A report can utilize big data to calculate the total cost of dinners since the experiment began, along with the new client lists acquired per dinner. This is the reporting portion of the process because it simply takes existing data and converts it into a readable document.

Once the company has discovered whether or not they are receiving a return on investment, they can decide to dig deeper and see which external factors contributed to the increase or decrease in new clients and what other network marketing experiments have worked for competing companies. The company could then decide whether or not this particular form of sales is worth it or if they want to try something different.

2. Customer Success
For example, a spa wants to know how many new clients they have received over the past month and if the change correlates to new management and updated operational standards. If there was a decrease, the spa wants to assess various solutions.

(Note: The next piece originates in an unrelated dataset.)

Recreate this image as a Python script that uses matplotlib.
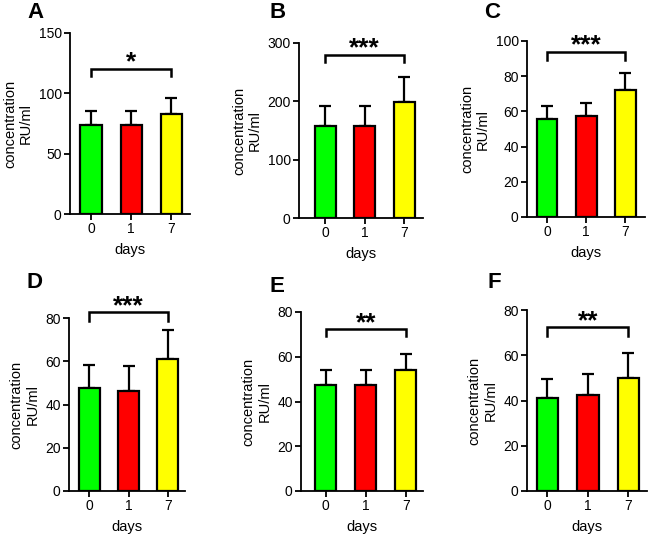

This example requires both reporting and analysis because the spa wants to know how many new clients they have received (reporting) and what contributing factors led to the increase or decrease (analysis). If there is a decrease in new clients, the spa wants a list of recommendations (analysis) in order to move forward and adjust their policies and procedures. The spa could take data from customer feedback surveys to help find out more information about the change in clients, and adjust their customer service/management strategy accordingly.

3. Sales
To illustrate, a printing company wants to know the number of new clients acquired last quarter and what their projected income is for the next quarter. The company wants to decipher whether or not the number of new prospects will lead to an increase in revenue going forward. They also want to know what types of services/products will see an increase in purchases and why.

The newly acquired clients in the previous quarter is the reporting portion. The company can then make predictive analyses of how it will affect the future sales. Further analysis can find out which products/services are most popular with new clients so the company can continue to invest in them. They can also dig into why there was an increase in clients and what can be done to continue growing their customer base.